I received some news today that came as a set back on our journey to have a family and I'm taking it a little rough. I knew when we started our current course of action that it wasn't going to be easy or come quick, but as I ponder on the bad news it is hard to remember that.
I keep thinking that there is more I can do, well I know there is more I can do but I don't or haven't yet. I don't understand exactly what is holding me back. Am I complacent and too accepting of the status quo or am I too afraid of failure that I don't even try. It probably is a little bit of both and some more on top of that. One of my biggest problems is that I get too much inside my head. I think to much about things sometimes to the point where I don't sleep well sometimes because my mind is racing with thoughts or ideas.
As I was writing this, I sent a quick email to Chuck about how I was feeling and no more than 15 seconds later I got a call from him while he was at work. Not even enough time for him to see my email. You see when Chuck is at work he doesn't have much time to call me and it's not really appropriate for me to call the prison (unless it is an emergency) so we email each other. In the four years he has worked at the prison, I think I can count on one hand how many times I have called him. It was good to hear his voice and it helped calm me down a little and become distracted with his stories from the prison, like the officer who was locked in a cell by an inmate. Nights at home can be lonely sometimes while Chuck is a work and I'm at home so it is good to talk to him or receive a love note via email.

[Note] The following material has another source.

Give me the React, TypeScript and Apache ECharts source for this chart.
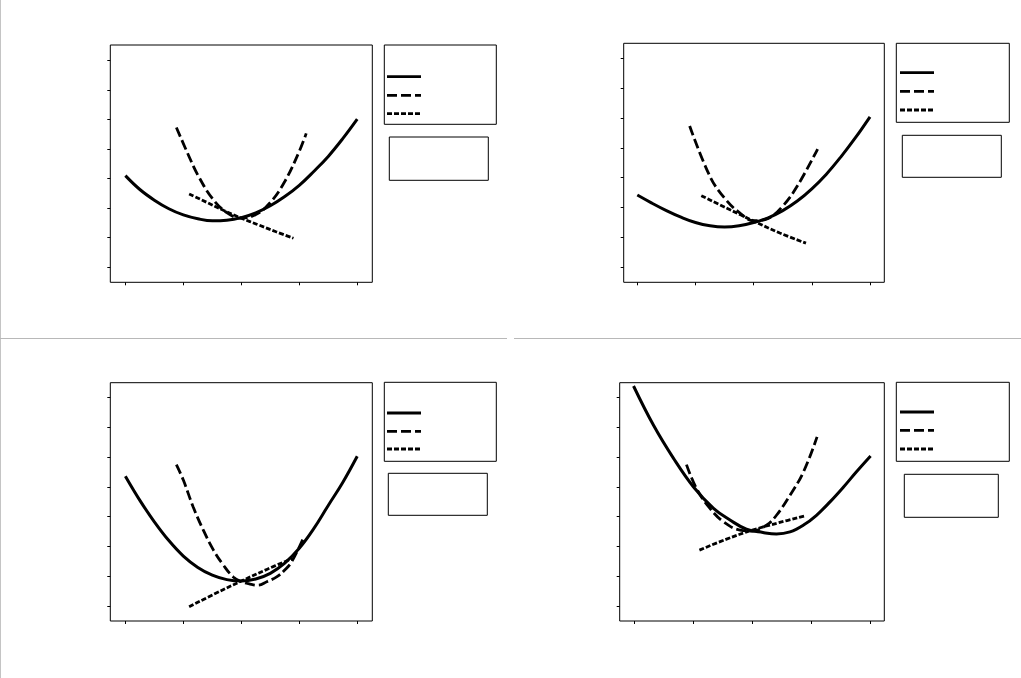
import React, { useEffect, useRef } from "react";
import * as echarts from "echarts";

// Tick values (no labels shown in the reference)
const xTicks = [-2, -1, 0, 1, 2];
const yTicks = [0, 1, 2, 3, 4, 5, 6, 7];

// Solid curve samples
const solidX = [-2, -1.75, -1.5, -1.25, -1, -0.75, -0.5, -0.25, 0, 0.25, 0.5, 0.75, 1, 1.25, 1.5, 1.75, 2];
const solid1 = [3.1, 2.63, 2.27, 1.98, 1.77, 1.64, 1.57, 1.59, 1.68, 1.84, 2.08, 2.39, 2.77, 3.24, 3.75, 4.35, 5.01];
const solid2 = [2.42, 2.15, 1.9, 1.68, 1.5, 1.39, 1.35, 1.39, 1.5, 1.66, 1.9, 2.22, 2.63, 3.12, 3.7, 4.34, 5.04];
const solid3 = [4.36, 3.55, 2.83, 2.2, 1.68, 1.3, 1.04, 0.89, 0.84, 0.91, 1.1, 1.44, 1.94, 2.6, 3.38, 4.15, 5.03];
const solidX4 = [-2.02, -1.68, -1.34, -1.0, -0.66, -0.38, -0.1, 0.18, 0.41, 0.64, 0.87, 1.09, 1.32, 1.55, 1.77, 2.01];
const solid4 = [7.39, 6.07, 4.96, 4.0, 3.28, 2.89, 2.58, 2.47, 2.42, 2.49, 2.72, 3.05, 3.5, 4.0, 4.51, 5.04];

// Long-dashed curve samples
const dashX1 = [-1.12, -0.9, -0.75, -0.5, -0.25, 0, 0.25, 0.5, 0.75, 1.0, 1.12];
const dash1 = [4.73, 3.74, 3.12, 2.33, 1.85, 1.66, 1.78, 2.19, 2.9, 3.92, 4.53];
const dashX2 = [-1.1, -0.75, -0.5, -0.25, 0, 0.25, 0.5, 0.75, 1.1];
const dash2 = [4.73, 3.04, 2.32, 1.84, 1.56, 1.64, 2.05, 2.72, 3.96];
const dashX3 = [-1.12, -1.0, -0.83, -0.655, -0.48, -0.31, -0.14, 0, 0.15, 0.29, 0.44, 0.61, 0.75, 0.87, 1.08];
const dash3 = [4.75, 4.23, 3.33, 2.55, 1.88, 1.38, 0.98, 0.82, 0.74, 0.7, 0.82, 0.98, 1.21, 1.49, 2.32];
const dashX4 = [-1.12, -0.95, -0.72, -0.49, -0.21, 0, 0.24, 0.41, 0.64, 0.87, 1.1];
const dash4 = [4.75, 3.95, 3.28, 2.83, 2.55, 2.52, 2.72, 3.05, 3.72, 4.51, 5.68];

// Short-dashed line samples
const dotX1 = [-0.9, -0.6, -0.3, 0, 0.3, 0.6, 0.9];
const dot1 = [2.48, 2.2, 1.92, 1.66, 1.43, 1.2, 0.98];
const dotX2 = [-0.9, -0.45, 0, 0.45, 0.9];
const dot2 = [2.4, 1.97, 1.55, 1.15, 0.81];
const dotX3 = [-0.9, -0.45, 0, 0.45, 0.88];
const dot3 = [-0.02, 0.42, 0.84, 1.24, 1.6];
const dotX4 = [-0.9, -0.45, 0, 0.45, 0.88];
const dot4 = [1.88, 2.24, 2.55, 2.8, 3.02];

const zip = (xs: number[], ys: number[]) => xs.map((x, i) => [x, ys[i]]);

const panels = [
  { grid: { left: 110.3, top: 45, width: 262, height: 237.3 }, xMin: -2.26, xMax: 2.26, yMin: -0.51, yMax: 7.52,
    solid: zip(solidX, solid1), dash: zip(dashX1, dash1), dot: zip(dotX1, dot1),
    legend: { x: 384.3, y: 45, w: 112, h: 79.3, lx: 387, lw: 34, ly: [76.7, 95.3, 113.7] },
    box: { x: 389.3, y: 137, w: 99, h: 43.3 } },
  { grid: { left: 623.7, top: 43.3, width: 260.6, height: 239 }, xMin: -2.234, xMax: 2.246, yMin: -0.5, yMax: 7.5,
    solid: zip(solidX, solid2), dash: zip(dashX2, dash2), dot: zip(dotX2, dot2),
    legend: { x: 896.3, y: 43.3, w: 113, h: 79, lx: 900, lw: 34, ly: [72.7, 91.3, 110] },
    box: { x: 902.3, y: 135.3, w: 99, h: 42 } },
  { grid: { left: 110.3, top: 382.7, width: 262, height: 238.3 }, xMin: -2.26, xMax: 2.26, yMin: -0.5, yMax: 7.5,
    solid: zip(solidX, solid3), dash: zip(dashX3, dash3), dot: zip(dotX3, dot3),
    legend: { x: 384.3, y: 382.3, w: 112, h: 79, lx: 387, lw: 34, ly: [413, 431.3, 449] },
    box: { x: 388.3, y: 473.3, w: 99, h: 42 } },
  { grid: { left: 619.7, top: 382.7, width: 264.6, height: 238.3 }, xMin: -2.255, xMax: 2.243, yMin: -0.5, yMax: 7.5,
    solid: zip(solidX4, solid4), dash: zip(dashX4, dash4), dot: zip(dotX4, dot4),
    legend: { x: 896.3, y: 382.3, w: 113, h: 79, lx: 900, lw: 34, ly: [412, 430.3, 449] },
    box: { x: 904.3, y: 474.3, w: 94, h: 43 } },
];

const DASH = [10, 4];
const DOT = [5, 2];

export default function App() {
  const ref = useRef<HTMLDivElement>(null);
  useEffect(() => {
    if (!ref.current) return;
    const chart = echarts.init(ref.current, undefined, { renderer: "svg" });

    const grids: any[] = [];
    const xAxes: any[] = [];
    const yAxes: any[] = [];
    const series: any[] = [];
    const graphics: any[] = [];

    panels.forEach((p, i) => {
      grids.push({ ...p.grid, show: true, borderColor: "#000", borderWidth: 1, backgroundColor: "transparent", containLabel: false });
      const tick = (vals: number[]) => ({ show: true, inside: false, length: 3, lineStyle: { color: "#000", width: 1 }, customValues: vals });
      xAxes.push({
        type: "value", gridIndex: i, min: p.xMin, max: p.xMax, position: "bottom",
        axisLine: { show: false, onZero: false },
        axisLabel: { show: false },
        splitLine: { show: false },
        axisTick: tick(xTicks),
      });
      yAxes.push({
        type: "value", gridIndex: i, min: p.yMin, max: p.yMax, position: "left",
        axisLine: { show: false, onZero: false },
        axisLabel: { show: false },
        splitLine: { show: false },
        axisTick: tick(yTicks),
      });
      const base = { type: "line", xAxisIndex: i, yAxisIndex: i, showSymbol: false, symbol: "none", smooth: 0.4, silent: true };
      series.push({ ...base, name: "dot" + i, data: p.dot, lineStyle: { color: "#000", width: 2.8, type: DOT }, z: 3 });
      series.push({ ...base, name: "dash" + i, data: p.dash, lineStyle: { color: "#000", width: 2.8, type: DASH }, z: 4 });
      series.push({ ...base, name: "solid" + i, data: p.solid, lineStyle: { color: "#000", width: 3 }, z: 5 });

      const L = p.legend;
      graphics.push({ type: "rect", shape: { x: L.x, y: L.y, width: L.w, height: L.h }, style: { fill: "none", stroke: "#000", lineWidth: 1 } });
      const dashes = [null, DASH, DOT];
      L.ly.forEach((yy, k) => {
        graphics.push({
          type: "line",
          shape: { x1: L.lx, y1: yy, x2: L.lx + L.lw, y2: yy },
          style: { stroke: "#000", lineWidth: 2.8, lineDash: dashes[k] || undefined },
        });
      });
      const B = p.box;
      graphics.push({ type: "rect", shape: { x: B.x, y: B.y, width: B.w, height: B.h }, style: { fill: "none", stroke: "#000", lineWidth: 1 } });
    });

    // Light grey panel separators
    graphics.push({ type: "line", shape: { x1: 0.5, y1: 0, x2: 0.5, y2: 678 }, style: { stroke: "#c4c4c4", lineWidth: 1 } });
    graphics.push({ type: "line", shape: { x1: 0, y1: 338.5, x2: 507, y2: 338.5 }, style: { stroke: "#b8b8b8", lineWidth: 1 } });
    graphics.push({ type: "line", shape: { x1: 514, y1: 338.5, x2: 1021, y2: 338.5 }, style: { stroke: "#b8b8b8", lineWidth: 1 } });

    chart.setOption({
      animation: false,
      backgroundColor: "#fff",
      grid: grids,
      xAxis: xAxes,
      yAxis: yAxes,
      series,
      graphic: graphics,
    });
    return () => chart.dispose();
  }, []);
  return <div ref={ref} style={{ position: "fixed", left: 0, top: 0, width: 1021, height: 678 }} />;
}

It makes me feel special and I know that I'm loved.
So let me wrap up my pity party for now and refocus my thoughts on the positive and remember what I do have to be grateful for which is so vast. A friend of mine received a necklace as a gift that had the quote, "I can do hard things" and I feel like that can apply to me too. I just need to keep looking forward and remember that, although it it can seem to tough to handle, I cannot afford to give up.